A passionate advocate for Off-Road racing, farmer, and owner of Inside Dirt Magazine, Kevin Williams is a man that needs little introduction for those in the know regarding all things dirt in this country, and perhaps there is no better person to shed light on the full impact of the recent ban announcement. MA asked Mr Williams what his thoughts on the ban are.
“We need to be proactive about the environment and tear-off’s are becoming an issue globally. We’ve all known for a couple of years now that days were numbered for tear-off’s. Aside from tear-off’s being banned in Enduro and Cross – Country competition for the past few years, there are some venues in Australia where you simply cannot run tear-off’s, which has been the case for years.
“All the major (goggle) companies have a roll-off system and generally offer systems that can be easily retro fitted to existing goggles in addition to providing ripcord and electric versions. So, no one can say that they can’t get a roll off system easily in Australia. Coupled with that, the price comparison between tear-off’s and roll-off’s means that usually, roll-off films are far cheaper than tear-off’s!” he shared.
After some lightning quick calculator work, Williams started; “The average competition rider runs a stack of twenty tear-off’s per race.
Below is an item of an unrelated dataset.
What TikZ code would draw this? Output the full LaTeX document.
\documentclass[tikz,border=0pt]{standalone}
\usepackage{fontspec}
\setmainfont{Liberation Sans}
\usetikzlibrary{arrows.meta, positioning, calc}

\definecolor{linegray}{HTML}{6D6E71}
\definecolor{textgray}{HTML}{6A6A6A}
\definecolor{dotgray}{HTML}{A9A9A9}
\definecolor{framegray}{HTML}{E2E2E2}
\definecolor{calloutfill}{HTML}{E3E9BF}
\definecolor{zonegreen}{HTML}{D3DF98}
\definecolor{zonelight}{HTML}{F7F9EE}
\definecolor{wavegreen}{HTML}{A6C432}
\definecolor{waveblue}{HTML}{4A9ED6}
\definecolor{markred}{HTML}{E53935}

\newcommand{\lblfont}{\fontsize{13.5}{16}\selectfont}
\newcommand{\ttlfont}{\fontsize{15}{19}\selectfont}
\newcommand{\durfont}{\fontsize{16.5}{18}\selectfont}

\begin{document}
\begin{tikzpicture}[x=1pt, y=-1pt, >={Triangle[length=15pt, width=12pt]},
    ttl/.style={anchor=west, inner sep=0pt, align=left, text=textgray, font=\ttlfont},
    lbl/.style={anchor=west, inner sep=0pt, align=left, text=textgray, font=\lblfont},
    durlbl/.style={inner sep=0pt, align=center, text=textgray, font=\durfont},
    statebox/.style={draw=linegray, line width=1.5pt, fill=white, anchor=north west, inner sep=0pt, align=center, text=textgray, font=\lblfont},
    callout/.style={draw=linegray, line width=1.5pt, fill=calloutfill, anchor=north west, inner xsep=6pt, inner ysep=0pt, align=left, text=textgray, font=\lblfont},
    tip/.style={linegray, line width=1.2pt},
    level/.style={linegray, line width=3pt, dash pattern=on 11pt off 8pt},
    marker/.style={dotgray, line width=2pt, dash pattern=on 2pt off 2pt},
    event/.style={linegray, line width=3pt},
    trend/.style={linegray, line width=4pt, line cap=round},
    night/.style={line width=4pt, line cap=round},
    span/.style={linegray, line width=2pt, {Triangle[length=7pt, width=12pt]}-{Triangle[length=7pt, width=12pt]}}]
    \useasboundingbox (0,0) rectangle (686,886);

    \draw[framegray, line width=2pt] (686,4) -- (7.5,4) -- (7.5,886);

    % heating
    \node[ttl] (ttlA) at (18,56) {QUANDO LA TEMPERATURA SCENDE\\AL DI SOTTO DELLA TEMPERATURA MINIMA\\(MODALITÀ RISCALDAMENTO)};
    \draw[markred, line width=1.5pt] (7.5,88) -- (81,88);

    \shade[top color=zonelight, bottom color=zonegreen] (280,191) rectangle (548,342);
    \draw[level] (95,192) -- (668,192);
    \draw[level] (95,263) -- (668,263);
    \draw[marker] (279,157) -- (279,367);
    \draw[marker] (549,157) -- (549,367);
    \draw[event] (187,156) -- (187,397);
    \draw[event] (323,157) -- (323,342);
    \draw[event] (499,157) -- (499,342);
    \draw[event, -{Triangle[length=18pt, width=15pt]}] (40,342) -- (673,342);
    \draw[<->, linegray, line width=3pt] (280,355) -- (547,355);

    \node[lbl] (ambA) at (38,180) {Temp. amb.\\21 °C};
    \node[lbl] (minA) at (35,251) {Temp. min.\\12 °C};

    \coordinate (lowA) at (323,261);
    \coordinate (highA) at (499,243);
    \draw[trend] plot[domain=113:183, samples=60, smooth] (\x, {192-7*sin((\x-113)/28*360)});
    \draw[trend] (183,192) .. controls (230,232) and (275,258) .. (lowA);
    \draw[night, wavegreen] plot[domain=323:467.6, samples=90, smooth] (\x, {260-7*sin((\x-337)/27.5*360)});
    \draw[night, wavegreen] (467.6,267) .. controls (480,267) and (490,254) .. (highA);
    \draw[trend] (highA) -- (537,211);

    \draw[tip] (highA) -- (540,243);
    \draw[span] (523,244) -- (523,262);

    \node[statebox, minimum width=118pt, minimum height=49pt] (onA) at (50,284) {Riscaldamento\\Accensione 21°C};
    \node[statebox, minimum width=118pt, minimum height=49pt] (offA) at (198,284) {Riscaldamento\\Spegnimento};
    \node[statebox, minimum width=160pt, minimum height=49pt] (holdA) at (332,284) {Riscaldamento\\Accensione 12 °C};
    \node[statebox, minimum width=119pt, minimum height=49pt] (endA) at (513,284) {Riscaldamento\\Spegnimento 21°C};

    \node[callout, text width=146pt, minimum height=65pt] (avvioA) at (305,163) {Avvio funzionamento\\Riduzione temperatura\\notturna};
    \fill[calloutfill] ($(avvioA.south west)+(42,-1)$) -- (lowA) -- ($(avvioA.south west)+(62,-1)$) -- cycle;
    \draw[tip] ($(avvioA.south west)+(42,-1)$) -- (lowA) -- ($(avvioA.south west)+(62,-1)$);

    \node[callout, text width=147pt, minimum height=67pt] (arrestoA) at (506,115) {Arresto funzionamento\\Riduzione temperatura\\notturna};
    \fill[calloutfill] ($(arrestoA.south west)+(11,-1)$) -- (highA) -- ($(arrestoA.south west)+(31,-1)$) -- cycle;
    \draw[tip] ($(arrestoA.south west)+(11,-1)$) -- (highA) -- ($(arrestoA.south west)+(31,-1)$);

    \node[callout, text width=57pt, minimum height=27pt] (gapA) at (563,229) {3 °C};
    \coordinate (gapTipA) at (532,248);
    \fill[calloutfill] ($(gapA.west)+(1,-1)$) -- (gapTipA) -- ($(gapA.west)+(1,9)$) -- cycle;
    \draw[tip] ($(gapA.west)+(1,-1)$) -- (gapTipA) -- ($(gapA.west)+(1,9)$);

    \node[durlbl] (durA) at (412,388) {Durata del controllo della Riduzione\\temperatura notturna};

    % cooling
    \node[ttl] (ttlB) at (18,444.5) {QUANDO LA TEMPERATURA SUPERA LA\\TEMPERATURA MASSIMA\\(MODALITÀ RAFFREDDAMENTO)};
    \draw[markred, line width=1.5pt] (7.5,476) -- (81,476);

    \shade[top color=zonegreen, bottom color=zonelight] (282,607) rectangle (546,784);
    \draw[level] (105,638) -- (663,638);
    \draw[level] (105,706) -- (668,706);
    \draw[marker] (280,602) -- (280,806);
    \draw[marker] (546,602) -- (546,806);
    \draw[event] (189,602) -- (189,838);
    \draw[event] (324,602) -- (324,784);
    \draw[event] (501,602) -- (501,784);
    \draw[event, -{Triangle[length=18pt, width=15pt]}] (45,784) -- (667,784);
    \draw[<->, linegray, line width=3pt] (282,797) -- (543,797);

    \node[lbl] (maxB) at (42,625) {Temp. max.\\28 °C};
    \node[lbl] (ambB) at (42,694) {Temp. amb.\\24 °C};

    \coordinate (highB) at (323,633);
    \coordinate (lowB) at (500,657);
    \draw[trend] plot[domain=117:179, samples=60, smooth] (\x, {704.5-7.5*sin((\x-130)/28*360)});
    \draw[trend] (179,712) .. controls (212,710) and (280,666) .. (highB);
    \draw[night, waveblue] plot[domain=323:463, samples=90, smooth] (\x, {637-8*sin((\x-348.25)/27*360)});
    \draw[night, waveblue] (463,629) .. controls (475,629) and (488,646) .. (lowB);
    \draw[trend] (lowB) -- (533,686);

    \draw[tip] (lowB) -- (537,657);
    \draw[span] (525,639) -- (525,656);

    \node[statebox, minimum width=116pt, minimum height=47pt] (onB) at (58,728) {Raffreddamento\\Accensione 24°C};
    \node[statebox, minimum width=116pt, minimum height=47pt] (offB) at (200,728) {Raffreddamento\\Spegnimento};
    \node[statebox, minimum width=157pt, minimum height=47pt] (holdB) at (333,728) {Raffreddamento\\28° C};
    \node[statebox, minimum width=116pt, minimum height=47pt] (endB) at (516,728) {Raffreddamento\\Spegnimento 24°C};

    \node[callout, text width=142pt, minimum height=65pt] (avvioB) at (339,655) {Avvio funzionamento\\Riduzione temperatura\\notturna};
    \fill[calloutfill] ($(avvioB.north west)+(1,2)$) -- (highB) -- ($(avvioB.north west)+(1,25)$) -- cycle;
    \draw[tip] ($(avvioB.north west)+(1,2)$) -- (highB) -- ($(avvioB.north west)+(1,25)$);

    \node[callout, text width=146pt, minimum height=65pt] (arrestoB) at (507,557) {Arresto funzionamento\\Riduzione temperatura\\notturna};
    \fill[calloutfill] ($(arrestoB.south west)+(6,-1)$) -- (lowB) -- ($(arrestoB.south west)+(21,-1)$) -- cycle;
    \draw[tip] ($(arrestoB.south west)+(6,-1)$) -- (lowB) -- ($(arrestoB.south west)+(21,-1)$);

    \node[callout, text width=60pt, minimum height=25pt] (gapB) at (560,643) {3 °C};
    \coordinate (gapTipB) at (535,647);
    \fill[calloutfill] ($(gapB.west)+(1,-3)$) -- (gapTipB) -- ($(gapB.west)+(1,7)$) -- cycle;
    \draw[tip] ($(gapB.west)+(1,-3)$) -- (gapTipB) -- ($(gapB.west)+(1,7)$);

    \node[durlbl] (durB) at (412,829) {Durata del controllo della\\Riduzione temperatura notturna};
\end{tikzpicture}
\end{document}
Now multiply that by one hundred and twenty riders over several races a day. That can be up to 5000 plastic tear-offs (on a very muddy day) at one MX Nationals meet!” he surmised.
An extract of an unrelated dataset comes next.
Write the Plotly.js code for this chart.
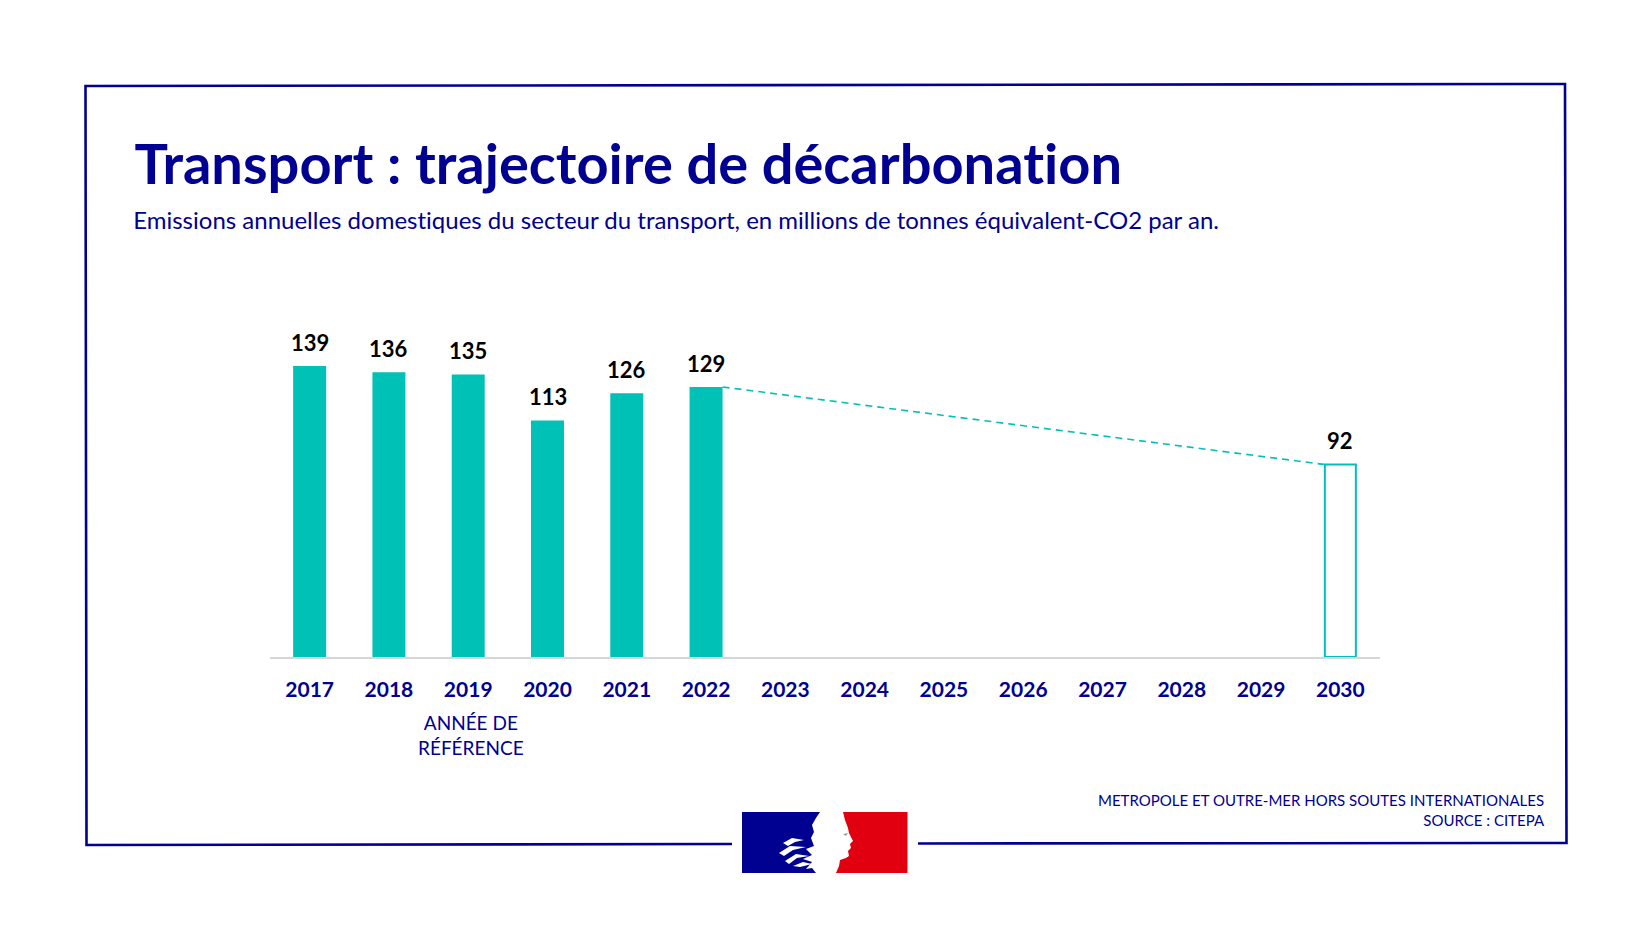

Allan Halley is a Level 4 Official who frequently officiates at the Conondale Motorcycle Club, in Queensland, where goggle tear-off’s have been banned for well over three years. We asked Mr Halley how the banning of tear-off’s has affected riders in competition, to which he replied;
“The riders have accepted it, some are not happy about it, but they’ve accepted it. It’s just a part of racing at Conondale. It’s simple, the facility is a shared one, and to have the place covered in litter after an event was simply unacceptable. This year has seen the MX National’s held at Conondale in very muddy and challenging conditions, and despite not being able to run tear-off’s, all the riders seem to have survived okay! We simply cannot continue to run races just littering the place with plastic.
The thing to remember about motorcycle products is that they are always evolving and changing for the better, whatever the reason or bigger picture. Change is the nature of competition racing across the board.” Halley ended.
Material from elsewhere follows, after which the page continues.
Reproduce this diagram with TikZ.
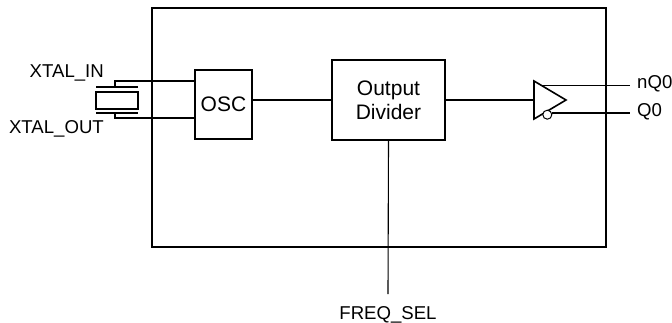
\documentclass[tikz,border=0pt]{standalone}
\usepackage{fontspec}
\setmainfont{Liberation Sans}
\begin{document}
\begin{tikzpicture}[x=1pt,y=-1pt]
	\useasboundingbox (0,0) rectangle (672,322);
	\tikzstyle{block}=[draw=black,line width=1.1pt,inner sep=0pt,align=center,font=\fontsize{21}{24}\selectfont]
	\tikzstyle{pin}=[inner sep=0pt,font=\fontsize{18.6}{22}\selectfont]
	\tikzstyle{wire}=[line width=1.1pt]
	\node[draw=black,line width=2pt,minimum width=454pt,minimum height=239pt] (chip) at (379,127.5) {};
	\node[block,minimum width=57pt,minimum height=69pt] (osc) at (223.5,104.5) {OSC};
	\node[block,minimum width=113pt,minimum height=80pt] (div) at (388.5,100) {Output\\Divider};
	\node[draw=black,line width=2pt,minimum width=42pt,minimum height=17pt,inner sep=0pt] (xtal) at (117,100.5) {};

	% pins
	\node[pin,anchor=base east] (xin) at (104,77.5) {XTAL\_IN};
	\node[pin,anchor=base east] (xout) at (104,133.3) {XTAL\_OUT};
	\node[pin,anchor=base west] (nq) at (637,88.3) {nQ0};
	\node[pin,anchor=base west] (q) at (637,116.7) {Q0};
	\node[pin,anchor=base] (fsel) at (388,319.3) {FREQ\_SEL};

	% crystal plates and leads
	\coordinate (ptop) at (115,87);
	\coordinate (pbot) at (115,113);
	\draw[line width=2pt] (96,87) -- (138,87);
	\draw[line width=2pt] (96,113) -- (138,113);
	\draw[wire] (ptop) -- (115,81) -- (osc.west |- 0,81);
	\draw[wire] (pbot) -- (115,118) -- (osc.west |- 0,118);

	% output buffer
	\coordinate (bufin) at (534,100);
	\draw[line width=1.6pt,line join=miter] (534,81) -- (566,100) -- (534,119) -- cycle;
	\draw[line width=1pt,fill=white] (547.3,114.7) circle (4.5pt);
	\coordinate (nqend) at (630,85.5);
	\coordinate (qend) at (630,113);

	\begin{scope}[wire]
		\draw (osc.east |- div.west) -- (div.west);
		\draw (div.east) -- (bufin);
		\draw (542,85.5) -- (nqend);
		\draw (551.8,113) -- (qend);
		\draw (div.south) -- (388,294);
	\end{scope}
\end{tikzpicture}
\end{document}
Kevin Williams concluded our conversation in what was a perfect summary of the reasoning behind the tear-off ban in Off-Road competition in Australia, by adding; “At the end of the day, we all need to be responsible enviornmental citizens and not just of motorcycling. We must ensure that we are trying to leave the environment clean and tidy for the future and changing from tear-off’s to roll-off’s is a clear example of that occurring. It’s a positive move ensuring the longevity of our sport in rural and country areas for generations to come.”